Extract every line of the material below and reproduce it faithfully.
◆ ◆ ◆
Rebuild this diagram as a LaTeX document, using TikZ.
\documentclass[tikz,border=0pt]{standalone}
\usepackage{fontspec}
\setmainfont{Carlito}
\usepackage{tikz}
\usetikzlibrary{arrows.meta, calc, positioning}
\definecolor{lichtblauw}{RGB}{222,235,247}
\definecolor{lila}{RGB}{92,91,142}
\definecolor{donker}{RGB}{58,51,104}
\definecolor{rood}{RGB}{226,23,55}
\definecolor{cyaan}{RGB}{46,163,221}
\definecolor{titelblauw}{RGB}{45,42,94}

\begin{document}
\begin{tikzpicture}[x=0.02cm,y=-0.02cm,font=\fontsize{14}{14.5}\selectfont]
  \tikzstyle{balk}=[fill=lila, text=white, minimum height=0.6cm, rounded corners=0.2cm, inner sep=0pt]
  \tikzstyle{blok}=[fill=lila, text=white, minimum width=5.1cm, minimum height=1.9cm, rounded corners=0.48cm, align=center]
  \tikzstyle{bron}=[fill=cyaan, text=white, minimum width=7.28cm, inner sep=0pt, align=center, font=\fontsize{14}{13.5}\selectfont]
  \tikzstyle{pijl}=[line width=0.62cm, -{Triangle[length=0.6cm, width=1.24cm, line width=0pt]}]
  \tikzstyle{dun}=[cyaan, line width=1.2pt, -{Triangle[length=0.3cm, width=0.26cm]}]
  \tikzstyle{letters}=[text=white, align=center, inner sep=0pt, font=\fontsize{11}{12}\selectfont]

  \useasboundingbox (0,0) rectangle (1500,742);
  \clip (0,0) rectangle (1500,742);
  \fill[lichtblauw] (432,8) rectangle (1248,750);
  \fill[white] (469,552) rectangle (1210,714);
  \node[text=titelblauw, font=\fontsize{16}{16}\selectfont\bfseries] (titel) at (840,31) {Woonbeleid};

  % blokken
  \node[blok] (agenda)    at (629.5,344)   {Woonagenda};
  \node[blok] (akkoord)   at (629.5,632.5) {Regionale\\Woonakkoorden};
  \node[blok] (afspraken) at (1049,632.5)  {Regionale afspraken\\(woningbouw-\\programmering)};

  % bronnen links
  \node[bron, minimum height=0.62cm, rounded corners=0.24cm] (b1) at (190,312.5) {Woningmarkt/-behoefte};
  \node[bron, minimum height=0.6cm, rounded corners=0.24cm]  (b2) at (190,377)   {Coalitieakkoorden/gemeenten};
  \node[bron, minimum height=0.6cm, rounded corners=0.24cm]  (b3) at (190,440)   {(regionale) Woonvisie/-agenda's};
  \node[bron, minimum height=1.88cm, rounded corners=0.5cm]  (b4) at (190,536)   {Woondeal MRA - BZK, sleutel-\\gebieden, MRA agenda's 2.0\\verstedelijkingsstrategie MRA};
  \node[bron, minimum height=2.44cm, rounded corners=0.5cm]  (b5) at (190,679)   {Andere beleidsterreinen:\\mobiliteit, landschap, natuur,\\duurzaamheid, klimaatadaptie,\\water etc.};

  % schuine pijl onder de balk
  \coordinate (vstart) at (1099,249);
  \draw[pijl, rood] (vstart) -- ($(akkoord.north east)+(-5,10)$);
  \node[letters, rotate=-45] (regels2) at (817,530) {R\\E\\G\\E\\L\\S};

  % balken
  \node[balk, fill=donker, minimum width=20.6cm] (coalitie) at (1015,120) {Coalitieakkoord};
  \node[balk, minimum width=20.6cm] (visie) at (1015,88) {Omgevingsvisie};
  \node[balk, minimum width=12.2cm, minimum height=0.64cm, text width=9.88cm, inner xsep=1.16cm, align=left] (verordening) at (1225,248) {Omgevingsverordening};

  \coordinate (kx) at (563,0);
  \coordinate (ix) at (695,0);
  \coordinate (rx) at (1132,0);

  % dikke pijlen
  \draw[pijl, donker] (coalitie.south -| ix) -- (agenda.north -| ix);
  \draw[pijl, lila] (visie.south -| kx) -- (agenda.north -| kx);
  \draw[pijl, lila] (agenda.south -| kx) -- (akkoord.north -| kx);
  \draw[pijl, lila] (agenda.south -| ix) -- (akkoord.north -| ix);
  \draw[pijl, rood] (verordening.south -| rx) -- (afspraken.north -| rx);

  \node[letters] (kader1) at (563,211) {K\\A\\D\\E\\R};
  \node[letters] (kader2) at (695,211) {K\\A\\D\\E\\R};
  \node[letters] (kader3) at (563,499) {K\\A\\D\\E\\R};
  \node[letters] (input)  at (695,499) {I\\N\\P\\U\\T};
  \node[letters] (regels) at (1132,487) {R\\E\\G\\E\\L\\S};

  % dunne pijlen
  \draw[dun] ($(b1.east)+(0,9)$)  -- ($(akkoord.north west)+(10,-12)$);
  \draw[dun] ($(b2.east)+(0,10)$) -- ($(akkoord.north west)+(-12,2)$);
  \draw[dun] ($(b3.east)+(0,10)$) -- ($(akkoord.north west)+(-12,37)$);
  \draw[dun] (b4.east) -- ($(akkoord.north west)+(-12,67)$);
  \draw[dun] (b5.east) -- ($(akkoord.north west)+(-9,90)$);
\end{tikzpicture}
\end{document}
◆ ◆ ◆
Solution:
Rebuild this diagram as a LaTeX document, using TikZ.
\documentclass[tikz,border=0pt]{standalone}
\usepackage{fontspec}
\setmainfont{Carlito}
\usepackage{tikz}
\usetikzlibrary{arrows.meta, calc, positioning}
\definecolor{lichtblauw}{RGB}{222,235,247}
\definecolor{lila}{RGB}{92,91,142}
\definecolor{donker}{RGB}{58,51,104}
\definecolor{rood}{RGB}{226,23,55}
\definecolor{cyaan}{RGB}{46,163,221}
\definecolor{titelblauw}{RGB}{45,42,94}

\begin{document}
\begin{tikzpicture}[x=0.02cm,y=-0.02cm,font=\fontsize{14}{14.5}\selectfont]
  \tikzstyle{balk}=[fill=lila, text=white, minimum height=0.6cm, rounded corners=0.2cm, inner sep=0pt]
  \tikzstyle{blok}=[fill=lila, text=white, minimum width=5.1cm, minimum height=1.9cm, rounded corners=0.48cm, align=center]
  \tikzstyle{bron}=[fill=cyaan, text=white, minimum width=7.28cm, inner sep=0pt, align=center, font=\fontsize{14}{13.5}\selectfont]
  \tikzstyle{pijl}=[line width=0.62cm, -{Triangle[length=0.6cm, width=1.24cm, line width=0pt]}]
  \tikzstyle{dun}=[cyaan, line width=1.2pt, -{Triangle[length=0.3cm, width=0.26cm]}]
  \tikzstyle{letters}=[text=white, align=center, inner sep=0pt, font=\fontsize{11}{12}\selectfont]

  \useasboundingbox (0,0) rectangle (1500,742);
  \clip (0,0) rectangle (1500,742);
  \fill[lichtblauw] (432,8) rectangle (1248,750);
  \fill[white] (469,552) rectangle (1210,714);
  \node[text=titelblauw, font=\fontsize{16}{16}\selectfont\bfseries] (titel) at (840,31) {Woonbeleid};

  % blokken
  \node[blok] (agenda)    at (629.5,344)   {Woonagenda};
  \node[blok] (akkoord)   at (629.5,632.5) {Regionale\\Woonakkoorden};
  \node[blok] (afspraken) at (1049,632.5)  {Regionale afspraken\\(woningbouw-\\programmering)};

  % bronnen links
  \node[bron, minimum height=0.62cm, rounded corners=0.24cm] (b1) at (190,312.5) {Woningmarkt/-behoefte};
  \node[bron, minimum height=0.6cm, rounded corners=0.24cm]  (b2) at (190,377)   {Coalitieakkoorden/gemeenten};
  \node[bron, minimum height=0.6cm, rounded corners=0.24cm]  (b3) at (190,440)   {(regionale) Woonvisie/-agenda's};
  \node[bron, minimum height=1.88cm, rounded corners=0.5cm]  (b4) at (190,536)   {Woondeal MRA - BZK, sleutel-\\gebieden, MRA agenda's 2.0\\verstedelijkingsstrategie MRA};
  \node[bron, minimum height=2.44cm, rounded corners=0.5cm]  (b5) at (190,679)   {Andere beleidsterreinen:\\mobiliteit, landschap, natuur,\\duurzaamheid, klimaatadaptie,\\water etc.};

  % schuine pijl onder de balk
  \coordinate (vstart) at (1099,249);
  \draw[pijl, rood] (vstart) -- ($(akkoord.north east)+(-5,10)$);
  \node[letters, rotate=-45] (regels2) at (817,530) {R\\E\\G\\E\\L\\S};

  % balken
  \node[balk, fill=donker, minimum width=20.6cm] (coalitie) at (1015,120) {Coalitieakkoord};
  \node[balk, minimum width=20.6cm] (visie) at (1015,88) {Omgevingsvisie};
  \node[balk, minimum width=12.2cm, minimum height=0.64cm, text width=9.88cm, inner xsep=1.16cm, align=left] (verordening) at (1225,248) {Omgevingsverordening};

  \coordinate (kx) at (563,0);
  \coordinate (ix) at (695,0);
  \coordinate (rx) at (1132,0);

  % dikke pijlen
  \draw[pijl, donker] (coalitie.south -| ix) -- (agenda.north -| ix);
  \draw[pijl, lila] (visie.south -| kx) -- (agenda.north -| kx);
  \draw[pijl, lila] (agenda.south -| kx) -- (akkoord.north -| kx);
  \draw[pijl, lila] (agenda.south -| ix) -- (akkoord.north -| ix);
  \draw[pijl, rood] (verordening.south -| rx) -- (afspraken.north -| rx);

  \node[letters] (kader1) at (563,211) {K\\A\\D\\E\\R};
  \node[letters] (kader2) at (695,211) {K\\A\\D\\E\\R};
  \node[letters] (kader3) at (563,499) {K\\A\\D\\E\\R};
  \node[letters] (input)  at (695,499) {I\\N\\P\\U\\T};
  \node[letters] (regels) at (1132,487) {R\\E\\G\\E\\L\\S};

  % dunne pijlen
  \draw[dun] ($(b1.east)+(0,9)$)  -- ($(akkoord.north west)+(10,-12)$);
  \draw[dun] ($(b2.east)+(0,10)$) -- ($(akkoord.north west)+(-12,2)$);
  \draw[dun] ($(b3.east)+(0,10)$) -- ($(akkoord.north west)+(-12,37)$);
  \draw[dun] (b4.east) -- ($(akkoord.north west)+(-12,67)$);
  \draw[dun] (b5.east) -- ($(akkoord.north west)+(-9,90)$);
\end{tikzpicture}
\end{document}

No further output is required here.